Burgemeester en wethouders zijn bevoegd de bestemmingen bestemmingen ‘Agrarisch’, ‘Agrarisch met waarden – Landschapswaarden’, ‘Agrarisch met waarden – Natuur- en landschapswaarden’ te wijzigen in de bestemming ‘Water’ ten behoeve van behoud en/of ontwikkeling van water en/of waternatuur, met inachtneming van de volgende regels:
a De wijziging uitsluitend plaats kan vinden ten behoeve van de realisatie van vastgesteld natuur- en waterbeleid, zoals het beleid voor de ecologische hoofdstructuur (EHS), een (zoekgebied voor een) ecologische verbindingszone ter plaatse van de aanduiding ‘ecologische verbindingszone’ (EVZ), het landschappelijk raamwerk, beekherstel, waterberging en/of waterzuivering.

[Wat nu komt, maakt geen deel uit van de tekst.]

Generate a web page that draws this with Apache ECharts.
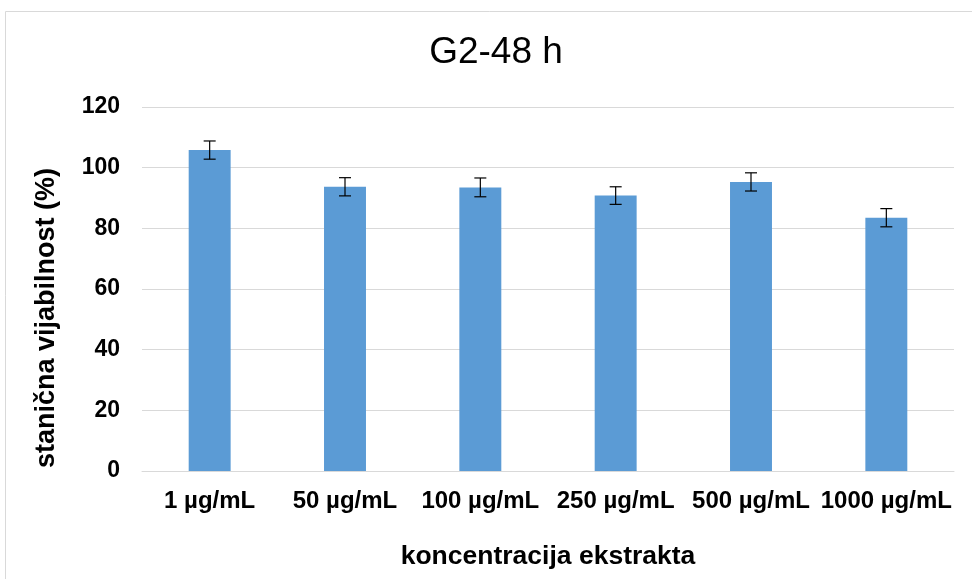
<!DOCTYPE html>
<html><head><meta charset="utf-8">
<script src="https://cdn.jsdelivr.net/npm/echarts@6/dist/echarts.min.js"></script>
<style>html,body{margin:0;padding:0;background:#fff}#c{width:972px;height:579px}</style>
</head><body><div id="c"></div>
<script>
var categories = ['1 µg/mL','50 µg/mL','100 µg/mL','250 µg/mL','500 µg/mL','1000 µg/mL'];
var values = [105.8, 93.7, 93.5, 90.8, 95.3, 83.5];
var errors = [3.0, 3.0, 3.1, 2.9, 3.0, 3.0];
var yTicks = [0, 20, 40, 60, 80, 100, 120];
var titleText = 'G2-48 h';
var xName = 'koncentracija ekstrakta';
var yName = 'stanična vijabilnost (%)';

var chart = echarts.init(document.getElementById('c'));
var errData = values.map(function(v, i){ return [i, v - errors[i], v + errors[i]]; });
var font = 'Liberation Sans, Arial, sans-serif';
chart.setOption({
  animation: false,
  graphic: [
    { type: 'rect', shape: { x: 5.5, y: 11.5, width: 1000, height: 1000 }, style: { fill: 'none', stroke: '#d9d9d9', lineWidth: 1 }, silent: true },
    { type: 'text', x: 496, y: 53, silent: true,
      style: { text: titleText, fontFamily: font, fontSize: 37, fontWeight: 'normal', fill: '#000', align: 'center', verticalAlign: 'middle' } },
    { type: 'text', x: 47, y: 318, rotation: Math.PI / 2, silent: true,
      style: { text: yName, fontFamily: font, fontSize: 27, fontWeight: 'bold', fill: '#000', align: 'center', verticalAlign: 'middle' } }
  ],
  grid: { left: 142, right: 18, top: 107, bottom: 108 },
  xAxis: {
    type: 'category', data: categories,
    axisLine: { lineStyle: { color: '#d9d9d9' } }, axisTick: { show: false },
    axisLabel: { fontFamily: font, fontSize: 24, fontWeight: 'bold', color: '#000', margin: 18, interval: 0 },
    name: xName, nameLocation: 'middle', nameGap: 72,
    nameTextStyle: { fontFamily: font, fontSize: 26.5, fontWeight: 'bold', color: '#000' }
  },
  yAxis: {
    type: 'value', min: yTicks[0], max: yTicks[yTicks.length-1], interval: 20,
    axisLine: { show: false }, axisTick: { show: false },
    splitLine: { lineStyle: { color: '#d9d9d9', width: 1 } },
    axisLabel: { fontFamily: font, fontSize: 23, fontWeight: 'bold', color: '#000', margin: 22 }
  },
  series: [
    { type: 'bar', data: values, barWidth: '31%', itemStyle: { color: '#5B9BD5' } },
    { type: 'custom', data: errData, z: 10,
      renderItem: function(params, api){
        var x = api.value(0);
        var lo = api.coord([x, api.value(1)]);
        var hi = api.coord([x, api.value(2)]);
        var hw = 6;
        var st = { stroke: '#000', lineWidth: 1.2 };
        return { type: 'group', children: [
          { type: 'line', shape: { x1: hi[0], y1: hi[1], x2: lo[0], y2: lo[1] }, style: st },
          { type: 'line', shape: { x1: hi[0]-hw, y1: hi[1], x2: hi[0]+hw, y2: hi[1] }, style: st },
          { type: 'line', shape: { x1: lo[0]-hw, y1: lo[1], x2: lo[0]+hw, y2: lo[1] }, style: st }
        ]};
      }
    }
  ]
});
</script></body></html>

b De wijziging pas plaatsvindt nadat de aankoop/overdracht in voldoende mate verzekerd is of al heeft plaatsgevonden en nadat de zakelijk gerechtigde daarover in het kader van (particulier)natuurbeheer heeft verzocht.
Burgemeester en wethouders zijn bevoegd de begrenzing van de aanduiding ‘ecologische verbindingszone’ te wijzigen, waarbij moet worden voldaan aan de volgende voorwaarden:
a Een (zoekgebied voor een) ecologische verbindingszone kan met de beoogde wijziging ten minste een vergelijkbare functie vervullen.
b Gedeputeerde Staten tot de wijziging van de begrenzing positief hebben besloten.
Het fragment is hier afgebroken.